2. Giving the Best: I have worried about giving my best, about my grades in school, job interviews, approaching deadlines, perfect reports. I worried about disappointing my teachers, my parents and my boss. I also worried about being the best one, be it a daughter, granddaughter, sister, relative, friend or a girl friend. I worried about what if I upset them, what if I didn't live up to their expectations, what if I didn't do enough. I still worry about this but not to that extend. :)

3. Giving a Presentation: Given the fact that I was a very shy person, (I still am but not as much I used to be before) I had serious problem coming in front of a crowd and giving public speeches. I always wanted to get rid of the class, pretend to be sick or request some friends to do it on my behalf. I never realized I was actually losing opportunities to overcome my weakness. The presentation would make me worry two – three weeks before. Instead of worrying, I could have prepared the presentation well and get ready to answer all questions asked. I never did that, I presented only for the sake of it. I never learnt anything.

5. Going on a date: I used to worry about going on dates, about the clothes I should wear, what if I do something stupid? What if he turns out not to be the person I’m looking for? I have worried about first impressions which were actually all useless.

6. Going to a social event: I am not exactly an introvert, but I prefer staying home most of the time. I like social events only if the event has people I know. When I have to go to events I am not so familiar with, I start getting worried about ‘what ifs’ again. What if no one wants to talk to me? What if I get stuck in an awkward conversation? What if it gets boring?
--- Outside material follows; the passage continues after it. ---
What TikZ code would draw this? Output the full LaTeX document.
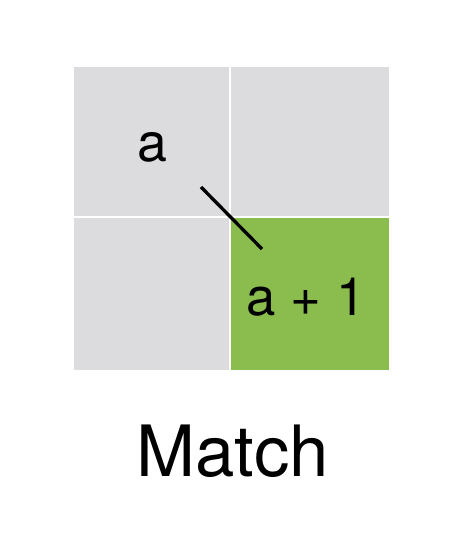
\documentclass[tikz,border=0pt]{standalone}
\usepackage{fontspec}
\setmainfont{TeX Gyre Heros}
\definecolor{cellgrey}{HTML}{DCDCDE}
\definecolor{cellgreen}{HTML}{8BBD4E}
\begin{document}
\begin{tikzpicture}[x=1bp,y=-1bp,
  cell/.style={fill=cellgrey},
  lbl/.style={inner sep=0pt,anchor=base,font=\fontsize{54}{58}\selectfont}]
\useasboundingbox (0,0) rectangle (474,534);
\fill[white] (0,0) rectangle (474,534);
\fill[cell] (74,67) rectangle (229,216);
\fill[cell] (231,67) rectangle (389,216);
\fill[cell] (74,218) rectangle (229,370);
\fill[cellgreen] (231,218) rectangle (389,370);
\node[lbl] (a) at (152,162) {a};
\node[lbl,font=\fontsize{53}{57}\selectfont] (a1) at (306,315) {a + 1};
\coordinate (s) at (201,187);
\coordinate (e) at (262,249);
\draw[line width=3.3bp] (s) -- (e);
\node[lbl,font=\fontsize{71}{75}\selectfont] (m) at (233,476) {Match};
\end{tikzpicture}
\end{document}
7. Starting something new: This has been one of my major weaknesses, not being able to accept change, adapt with new people, new things, new environment, starting something new. For a good period of time, I had this mentality that I should never write an article unless I make it the best. Even to start this blog, I wasted too much of my time just thinking about whether I should start it, what if people think I write non sense, so on and so forth . However, I am glad, though late, I realized it finally and I started it too. I have also realized that it’s OK to give it a try and this is how we learn.


Photo Credit ~ Google
Over time, I have realized that:

       1.   Worry attains Absolutely nothing:

I don't have any leisure time to waste these days. I mean there are so many important things to do instead of just worrying and achieving nothing. Worrying won't help us solve a problem or bring about a solution, so there’s absolutely no reason wasting our time and energy on it. Instead, we should identify the issues bothering us and our actions to address those issues and act on them accordingly. 
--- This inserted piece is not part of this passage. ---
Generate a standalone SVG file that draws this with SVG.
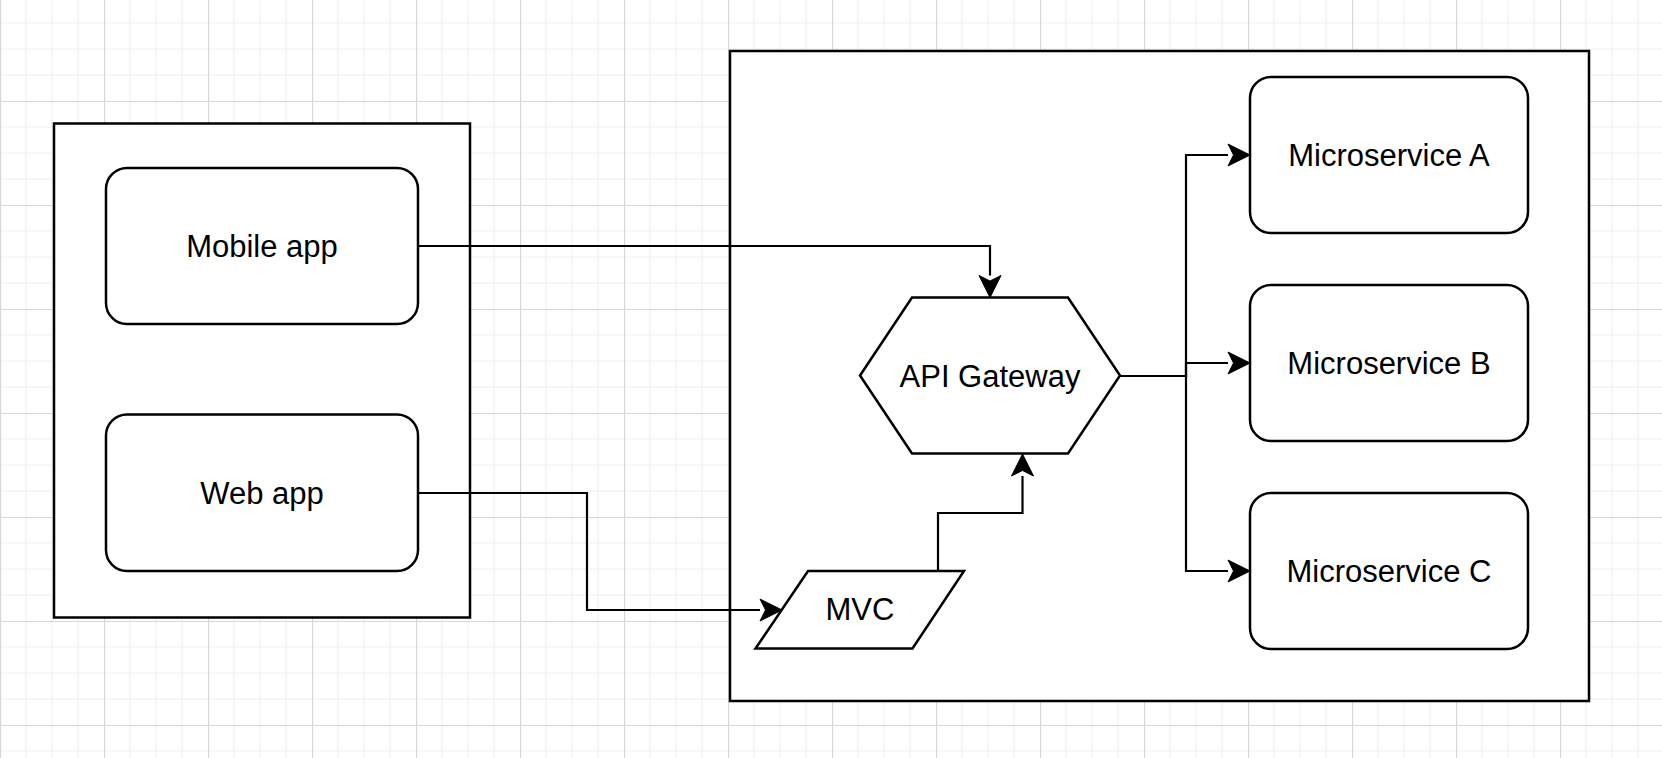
<svg xmlns="http://www.w3.org/2000/svg" width="1662" height="758" viewBox="0 0 1662 758">
  <style>
    .container { fill: #ffffff; stroke: #000000; stroke-width: 2.5; }
    .node { fill: #ffffff; stroke: #000000; stroke-width: 2.5; }
    .label { font-family: "Liberation Sans", Arial, Helvetica, sans-serif; font-size: 31px; fill: #000000; text-anchor: middle; }
    .edge { fill: none; stroke: #000000; stroke-width: 2.2; marker-end: url(#arrow); }
  </style>
  <defs>
    <pattern id="grid" patternUnits="userSpaceOnUse" x="0" y="-3" width="104" height="104">
      <path d="M26 0V104M52 0V104M78 0V104M0 26H104M0 52H104M0 78H104" stroke="#f0f0f0" stroke-width="1.2" fill="none"/>
      <path d="M0.5 0V104M0 0.5H104" stroke="#d6d6d6" stroke-width="1.2" fill="none"/>
    </pattern>
    <marker id="arrow" markerUnits="userSpaceOnUse" viewBox="-1 -12 24 24" markerWidth="24" markerHeight="24" refX="0" refY="0" orient="auto">
      <path d="M22 0L0 -11L5.5 0L0 11Z" fill="#000000" stroke="#000000" stroke-width="1"/>
    </marker>
  </defs>
  <rect x="0" y="0" width="1662" height="758" fill="#ffffff"/>
  <rect x="0" y="0" width="1662" height="758" fill="url(#grid)"/>

  <g id="client-container">
    <rect class="container" x="54" y="123.5" width="416" height="494"/>
  </g>
  <g id="backend-container">
    <rect class="container" x="730" y="51" width="859" height="650"/>
  </g>

  <g id="mobile-app">
    <rect class="node" x="106" y="168" width="312" height="156" rx="21" ry="21"/>
    <text class="label" x="262" y="257">Mobile app</text>
  </g>
  <g id="web-app">
    <rect class="node" x="106" y="414.5" width="312" height="156.5" rx="21" ry="21"/>
    <text class="label" x="262" y="504">Web app</text>
  </g>
  <g id="api-gateway">
    <polygon class="node" points="860,375.5 912,297.5 1068,297.5 1120,375.5 1068,453.5 912,453.5"/>
    <text class="label" x="990" y="387">API Gateway</text>
  </g>
  <g id="mvc">
    <polygon class="node" points="808,571 964,571 912.5,648.5 755.5,648.5"/>
    <text class="label" x="860" y="620">MVC</text>
  </g>
  <g id="microservice-a">
    <rect class="node" x="1250" y="77" width="278" height="156" rx="21" ry="21"/>
    <text class="label" x="1389" y="166">Microservice A</text>
  </g>
  <g id="microservice-b">
    <rect class="node" x="1250" y="285" width="278" height="156" rx="21" ry="21"/>
    <text class="label" x="1389" y="373.5">Microservice B</text>
  </g>
  <g id="microservice-c">
    <rect class="node" x="1250" y="493" width="278" height="156" rx="21" ry="21"/>
    <text class="label" x="1389" y="582">Microservice C</text>
  </g>

  <g id="connectors">
    <path class="edge" d="M418 246H990V275.5"/>
    <path class="edge" d="M418 493H587V610H760"/>
    <path class="edge" d="M938 571V513H1022.5V476"/>
    <path class="edge" d="M1120 376H1186V155H1228"/>
    <path class="edge" d="M1120 376H1186V363H1228"/>
    <path class="edge" d="M1120 376H1186V571H1228"/>
  </g>
</svg>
 2.   Worrying  becomes a HABIT:

Worrying turns out to be a habit, the habit which took me so long to realize. Every time, something wrong turns out, the first thing we would do is worry instead of finding a solution. It becomes a habit. If we think of a solution before worrying, this would turn out to be a habit too, but a more efficient one which would eradicate so many small problems in life.

Worrying is destructive to us in many ways. It becomes a mental burden that can even cause us to grow physically sick.

3.   Worrying brings negative energy:

Worrying refrain us from thinking positive. It stops us from doing something good. Worrying only gives a false sense of control and doesn't help us accomplish anything.

I was a person full of such worries and only of late I have realized that it was such a waste of time and mental peace. So, I have decided that I would like to spend my time more wisely and more pleasingly now. J What about you? J

Get everything out of your head and live your life in the present.